*Problem statement*. In the entries below, count every line containing "matplotlib". Reply with the number alone.

** START Data entries **

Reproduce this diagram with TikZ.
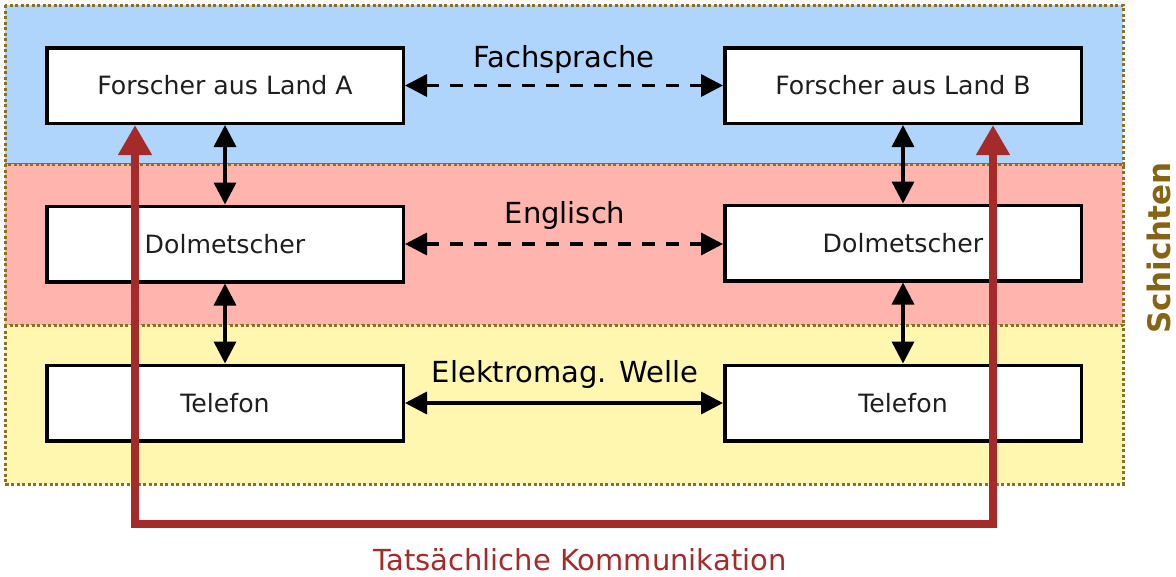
\documentclass[tikz,border=0pt]{standalone}
\usepackage{fontspec}
\setmainfont{DejaVu Sans}
\usetikzlibrary{arrows.meta}
\definecolor{layerblue}{RGB}{176,213,253}
\definecolor{layerred}{RGB}{255,180,174}
\definecolor{layeryellow}{RGB}{255,246,176}
\definecolor{layerborder}{RGB}{140,112,30}
\definecolor{realred}{RGB}{165,42,42}
\definecolor{schcol}{RGB}{135,100,20}
\begin{document}
\begin{tikzpicture}[x=1pt,y=-1pt,
  layer/.style={draw=layerborder, line width=3pt, dash pattern=on 3pt off 2.5pt},
  box/.style={draw=black, fill=white, line width=3.5pt, minimum width=356.5pt, minimum height=75.5pt, inner sep=0pt, font=\fontsize{25.2}{29}\selectfont, text=black!88},
  lbl/.style={font=\fontsize{29}{33}\selectfont, inner sep=0pt, anchor=base},
  link/.style={line width=3.5pt, {Triangle[length=22pt,width=22pt]}-{Triangle[length=22pt,width=22pt]}},
  dashlink/.style={link, dash pattern=on 13pt off 11pt},
  real/.style={draw=realred, line width=7.5pt, {Triangle[length=30pt,width=32pt]}-{Triangle[length=30pt,width=32pt]}}
]
\useasboundingbox (0,0) rectangle (1176,576);
% layers
\path[layer, fill=layerblue] (5,5) rectangle (1123,164);
\path[layer, fill=layerred] (5,164) rectangle (1123,325);
\path[layer, fill=layeryellow] (5,325) rectangle (1123,484);
% boxes
\node[box] (fa) at (225,85.5) {Forscher aus Land A};
\node[box] (fb) at (903,85.5) {Forscher aus Land B};
\node[box] (da) at (225,244) {Dolmetscher};
\node[box] (db) at (903,243) {Dolmetscher};
\node[box] (ta) at (225,403) {Telefon};
\node[box] (tb) at (903,403) {Telefon};
% labels
\node[lbl] (l1) at (564,67) {Fachsprache};
\node[lbl] (l2) at (565,223) {Englisch};
\node[lbl] (l3) at (565,382) {Elektromag. Welle};
\node[lbl, text=realred] (l4) at (580,570.5) {Tatsächliche Kommunikation};
\node[rotate=90, font=\fontsize{31}{35}\selectfont\bfseries, text=schcol, inner sep=0pt] (sch) at (1159,248) {Schichten};
% connectors
\draw[dashlink] (fa) -- (fb);
\draw[dashlink] (da) -- (da -| db.west);
\draw[link] (ta) -- (tb);
\draw[link] (fa) -- (da);
\draw[link] (da) -- (ta);
\draw[link] (fb) -- (db);
\draw[link] (db) -- (tb);
% actual communication
\coordinate (ra) at (135,524);
\coordinate (rb) at (993,524);
\draw[real] (fa.south -| ra) -- (ra) -- (rb) -- (fb.south -| rb);
\end{tikzpicture}
\end{document}
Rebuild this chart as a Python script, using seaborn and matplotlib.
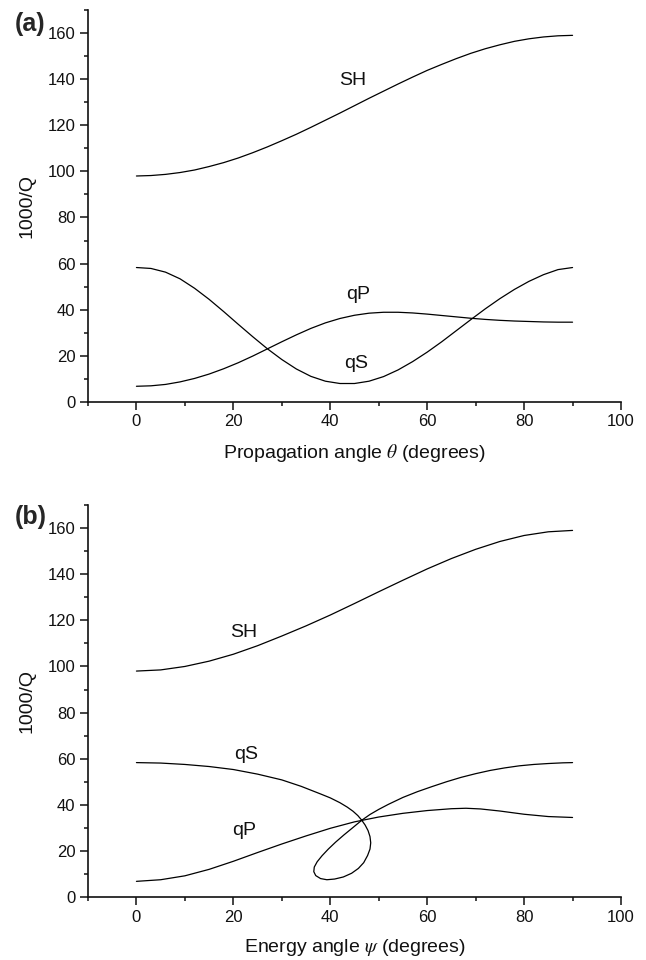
import matplotlib
matplotlib.use('Agg')
import matplotlib.pyplot as plt
import seaborn as sns
from matplotlib.ticker import MultipleLocator

sns.set_theme(style='ticks')
plt.rcParams['font.family'] = ['Liberation Sans', 'DejaVu Sans']
plt.rcParams['mathtext.fontset'] = 'stix'

# ---- panel (a): 1000/Q against propagation angle (3 degree steps)
theta = [0, 3, 6, 9, 12, 15, 18, 21, 24, 27, 30, 33, 36, 39, 42, 45,
         48, 51, 54, 57, 60, 63, 66, 69, 72, 75, 78, 81, 84, 87, 90]
sh_a = [98.0, 98.2, 98.7, 99.5, 100.6, 102.1, 103.8, 105.8, 108.1, 110.6, 113.3,
        116.1, 119.1, 122.2, 125.3, 128.5, 131.7, 134.8, 137.9, 140.9, 143.8,
        146.4, 148.9, 151.2, 153.2, 154.9, 156.4, 157.5, 158.3, 158.8, 159.0]
qp_a = [6.8, 7.0, 7.6, 8.7, 10.2, 12.1, 14.4, 17.0, 19.9, 23.0, 26.1,
        29.1, 31.9, 34.3, 36.2, 37.6, 38.5, 38.9, 38.9, 38.6, 38.1,
        37.5, 36.9, 36.3, 35.8, 35.4, 35.1, 34.9, 34.7, 34.6, 34.6]
qs_a = [58.3, 57.9, 56.3, 53.4, 49.3, 44.5, 39.2, 33.7, 28.3, 23.1, 18.4,
        14.3, 11.1, 9.0, 8.0, 8.0, 9.0, 11.0, 13.9, 17.5, 21.6,
        26.1, 30.9, 35.7, 40.4, 44.8, 48.8, 52.3, 55.2, 57.4, 58.3]

# ---- panel (b): 1000/Q against energy angle
psi_sh = [0, 5, 10, 15, 20, 25, 30, 35, 40, 45, 50, 55, 60, 65, 70, 75, 80, 85, 90]
sh_b = [98.0, 98.5, 100.0, 102.3, 105.3, 109.0, 113.2, 117.6, 122.3, 127.3,
        132.4, 137.4, 142.3, 146.8, 150.8, 154.2, 156.8, 158.4, 159.0]
psi_qp = [0, 5, 10, 15, 20, 25, 30, 35, 40, 45, 50, 55, 60, 65, 68, 71, 75, 80, 85, 90]
qp_b = [6.8, 7.5, 9.2, 12.0, 15.5, 19.3, 23.0, 26.5, 29.8, 32.6, 34.7, 36.3,
        37.5, 38.3, 38.5, 38.2, 37.3, 35.9, 34.9, 34.5]
# qS has a cusp loop, so its points are kept in path order
psi_qs = [0, 5, 10, 15, 20, 25, 30, 34, 38, 40, 42, 43.5, 44.7, 45.7, 46.5, 47.2,
          47.8, 48.2, 48.35, 48.2, 47.7, 46.9, 45.8, 44.4, 42.7, 40.9, 39.3, 38.0,
          37.0, 36.6, 36.7, 37.3, 38.3, 39.6, 41.1, 42.8, 44.6, 46.5, 48.2, 50, 52,
          55, 58, 61, 64, 67, 70, 73, 76, 79, 82, 85, 88, 90]
qs_b = [58.3, 58.1, 57.5, 56.6, 55.3, 53.3, 50.8, 48.0, 44.7, 43.0, 40.9, 39.0,
        37.2, 35.3, 33.3, 31.2, 28.8, 26.2, 23.5, 20.8, 18.0, 14.9, 12.4, 10.3,
        8.7, 7.8, 7.5, 8.0, 9.3, 11.0, 13.0, 15.3, 17.9, 20.8, 23.8, 26.9, 30.0,
        33.3, 35.8, 38.0, 40.2, 43.2, 45.7, 47.9, 50.0, 51.9, 53.5, 54.9, 56.0,
        56.9, 57.5, 57.9, 58.2, 58.3]

fig = plt.figure(figsize=(6.46, 9.6), dpi=100)
ax_a = fig.add_axes([0.1362, 0.5813, 0.8251, 0.4083])
ax_b = fig.add_axes([0.1362, 0.0656, 0.8251, 0.4083])


def draw_panel(ax, curves, labels, xlabel, tag, tag_y):
    for xs, ys in curves:
        sns.lineplot(x=xs, y=ys, ax=ax, sort=False, estimator=None,
                     color='black', linewidth=0.9)
    for txt, lx, ly in labels:
        ax.text(lx, ly, txt, ha='center', va='center', fontsize=14, color='#111111')

    ax.set_xlim(-10, 100)
    ax.set_ylim(0, 170)
    ax.xaxis.set_major_locator(MultipleLocator(20))
    ax.xaxis.set_minor_locator(MultipleLocator(10))
    ax.yaxis.set_major_locator(MultipleLocator(20))
    ax.yaxis.set_minor_locator(MultipleLocator(10))
    ax.tick_params(which='major', direction='out', length=6, width=1.1,
                   labelsize=12, colors='#111111', pad=3)
    ax.tick_params(which='minor', direction='out', length=3, width=1.1, colors='#111111')
    sns.despine(ax=ax)
    for s in ['left', 'bottom']:
        ax.spines[s].set_linewidth(1.2)
        ax.spines[s].set_color('#111111')

    ax.set_xlabel(xlabel, fontsize=14, color='#111111')
    ax.set_ylabel('1000/Q', fontsize=14, color='#111111')
    ax.xaxis.set_label_coords(0.5, -0.130)
    ax.xaxis.label.set_va('center')
    ax.yaxis.set_label_coords(-0.1145, 0.5)
    ax.yaxis.label.set_va('center')

    fig.text(0.023, tag_y, tag, fontsize=18, fontweight='bold', va='top', ha='left')


draw_panel(ax_a, [(theta, sh_a), (theta, qp_a), (theta, qs_a)],
           [('SH', 44.6, 139.4), ('qP', 45.8, 46.7), ('qS', 45.4, 16.7)],
           r'Propagation angle $\theta$ (degrees)', '(a)', 0.9875)
draw_panel(ax_b, [(psi_sh, sh_b), (psi_qp, qp_b), (psi_qs, qs_b)],
           [('SH', 22.1, 114.7), ('qS', 22.7, 62.0), ('qP', 22.3, 29.0)],
           r'Energy angle $\psi$ (degrees)', '(b)', 0.474)

fig.savefig('out.png', dpi=100)
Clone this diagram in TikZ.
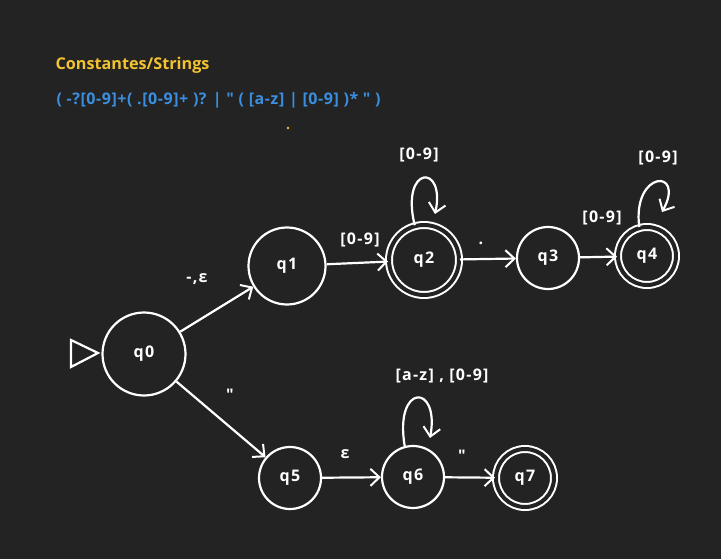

** END Data entries **

*Result of the task*. 5